Empresário e jornalista de formação, Samuel Seibel, 65 anos, preza por um conceito colocado em xeque com a pandemia. Dono da rede Livraria da Vila, Seibel defende a experiência sensorial da ida à loja, onde o leitor pode folhear livros, ouvir uma boa música e sentar para tomar um café. Em 2019, a rede aderiu de vez ao mundo virtual, colocando no ar sua loja e-commerce. A atualização da empresa foi providencial: com o fechamento do comércio em 2020, seguido de protocolos com horários restritos, a Livraria da Vila conseguiu manter no on line parte de suas vendas. E em um cenário de crise econômica, ainda provou solidez, abrindo novas lojas.
A Receita Federal afirmou em documento que livros são adquiridos por quem ganha mais de dez salários, um argumento para levar adiante o plano de retirar a isenção de tributos sobre o produto. Qual sua opinião? A Receita está se baseando em dados técnicos, porém, demonstra uma visão distorcida sobre o assunto. Quem frequenta feiras e festas literárias, especialmente em comunidades de baixa renda, percebe o interesse e a importância da formação de leitores e futuros escritores em todas as classes. Não corresponde à realidade dizer que pessoas de baixa renda não leem. Porém, o poder aquisitivo dessas pessoas faz com que elas comprem menos livros do que gostariam. Ao aumentar o preço médio do livro, vamos alimentar ainda mais a desigualdade do país. A educação, os livros, aliás, são necessários na luta contra a desigualdade.
O deputado Rodrigo Maia argumenta que o valor arrecadado com a tributação ajudaria a incentivar projetos de leitura para os mais pobres. Concorda? Não faz sentido pensar que um produto que vai ficar mais caro vai continuar vendendo o mesmo. Com certeza, o livro vai vender menos. Vendendo menos, a arrecadação não vai ser grande. Na balança, não vai surtir esse efeito. Sem dizer que me preocupa promessas culturais no Brasil, raramente levadas adiante. Nosso setor está em crise, está combalido, e um preço competitivo ajuda. Há países que, durante a pandemia, consideraram livrarias como essenciais, como farmácia e supermercados. Livros são um remédio para a alma.
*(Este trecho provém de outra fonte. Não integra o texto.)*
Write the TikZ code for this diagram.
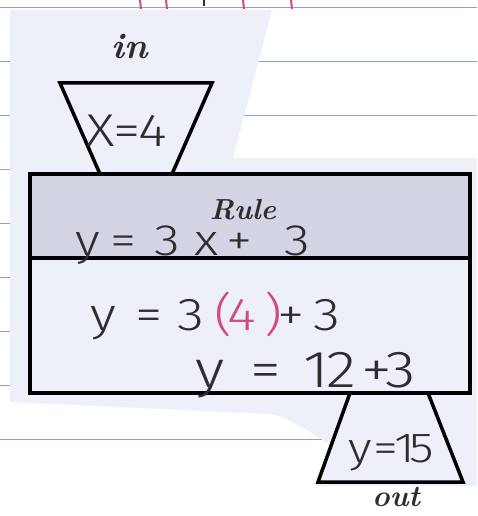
\documentclass[tikz,border=0pt]{standalone}
\usepackage{fontspec}
\usepackage{xcolor}
\usepackage{tikz}
\usetikzlibrary{positioning, calc}
\newfontfamily\handfont{Fira Sans Light}[FakeStretch=1.2]
\newcommand\glyphbox[2]{\makebox[#1pt][l]{#2}}
\definecolor{paperblue}{HTML}{EDF0F8}
\definecolor{rulegray}{HTML}{D3D5E5}
\definecolor{lineblue}{HTML}{8E9EE2}
\definecolor{inkpink}{HTML}{D4497E}
\definecolor{inkgray}{HTML}{2E2E2E}

\begin{document}
\begin{tikzpicture}[x=1pt, y=-1pt,
    frame/.style={draw=black, line width=3.5pt, line join=miter},
    hand/.style={font=\handfont\fontsize{#1}{#1}\selectfont, text=inkgray, inner sep=0pt, anchor=base west},
    tag/.style={font=\fontsize{#1}{#1}\selectfont\bfseries\itshape, text=inkgray, inner sep=0pt}]
  \useasboundingbox (0,0) rectangle (477,516);
  \fill[white] (0,0) rectangle (477,516);
  % notebook lines
  \foreach \y in {7,61,...,439}
    \draw[lineblue, line width=0.6pt] (0,\y) -- (477,\y);
  \foreach \x in {140,166,243,291}
    \draw[inkpink, line width=2pt] (\x,0) -- (\x+1,9);
  \draw[inkgray, line width=2pt] (204,0) -- (204,6);
  % cut-out sheet
  \fill[paperblue] (10,10) -- (272,10) -- (233,158) -- (477,158) -- (477,486)
    -- (316,486) -- (318,474) -- (332,446) -- (310,432) -- (285,418)
    -- (270,414) -- (10,402) -- cycle;
  % rule box
  \fill[rulegray] (30,174) rectangle (470,258);
  \draw[frame] (30,174) rectangle (470,393);
  \draw[frame] (30,258) -- (470,258);
  % funnels
  \draw[frame] (100,174) -- (60,83) -- (212,83) -- (172,174);
  \draw[frame] (350,393) -- (318,482) -- (463,482) -- (428,393);
  % text
  \node[tag=36] (in) at (130,47) {in};
  \node[hand=46] (xin) at (86,146)
    {\glyphbox{27}{X}\glyphbox{25}{=}4};
  \node[tag=29, anchor=base] (rule) at (243,219) {Rule};
  \node[hand=44] (rulexp) at (75,255)
    {\glyphbox{35}{y}\glyphbox{44}{=}\glyphbox{40}{3}\glyphbox{32}{x}\glyphbox{58}{+}3};
  \node[hand=46] (subst) at (90,330)
    {\glyphbox{45}{y}\glyphbox{42}{=}\glyphbox{37}{3}\color{inkpink}\glyphbox{13}{(}\glyphbox{37}{4}\glyphbox{13}{)}\color{inkgray}\glyphbox{36}{+}3};
  \node[hand=52] (sum) at (195,387)
    {\glyphbox{55}{y}\glyphbox{53}{=}\glyphbox{23}{1}\glyphbox{35}{2}\glyphbox{24}{+}3};
  \node[hand=42] (yout) at (348,462)
    {\glyphbox{25}{y}\glyphbox{21}{=}\glyphbox{15}{1}5};
  \node[tag=30] (out) at (396,497) {out};
\end{tikzpicture}
\end{document}
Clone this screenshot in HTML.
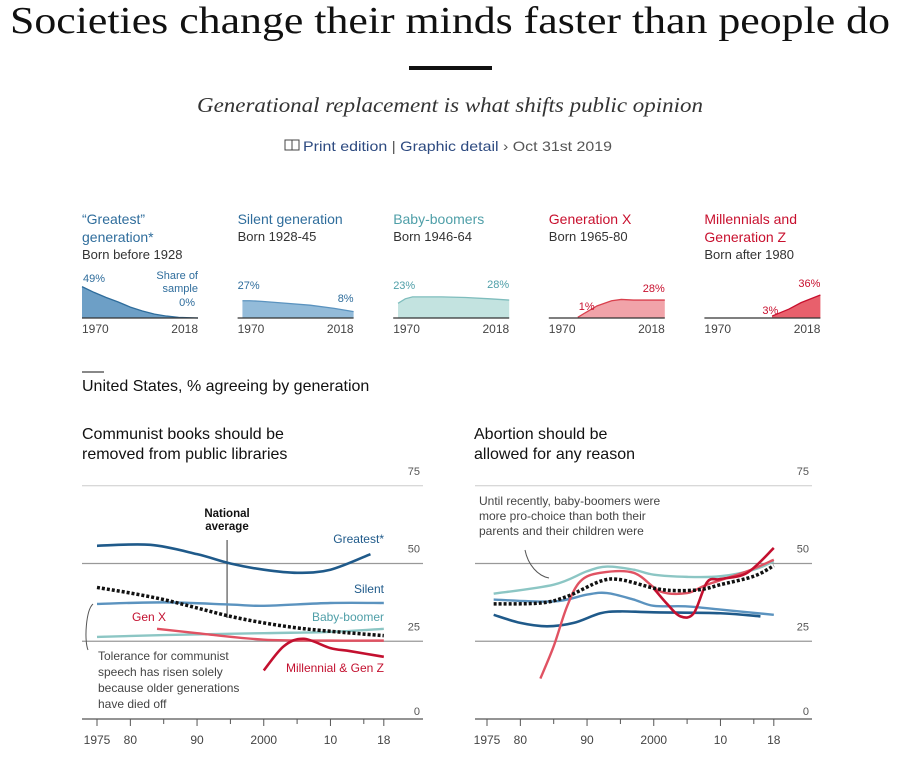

A Livraria da Vila conseguiu se manter sem fechar lojas ou demitir funcionários. Ainda abriu três novas lojas no fim do ano passado. Como superaram a crise para chegar nesse ponto de expansão? Essas novas lojas são parte de um planejamento antigo. Nos ajudou o fato de ter lançado em 2019 um e-commerce com maior presença nas redes. Nos adequamos ao jeito de trabalhar que se tornaria imperativo na pandemia. Claro que o faturamento das lojas físicas caiu muito, mas conseguimos vender com esquemas como drive thru, encomendas via WhatsApp e lives. Hoje alcançamos um patamar de faturamento em torno dos 70% em comparação ao ano de 2019, nossa última referência de normalidade.
As lojas físicas são parte do DNA da empresa. Acha que esse modelo vai sobreviver? Sim, é o que acreditamos. A situação que estamos vivendo vai passar. Será superada. As pessoas vão reassumir hábitos corriqueiros. É parte da natureza humana sair, se encontrar, ir no cinema, teatro, restaurante, livrarias. Esperamos esse retorno ao tal do velho normal.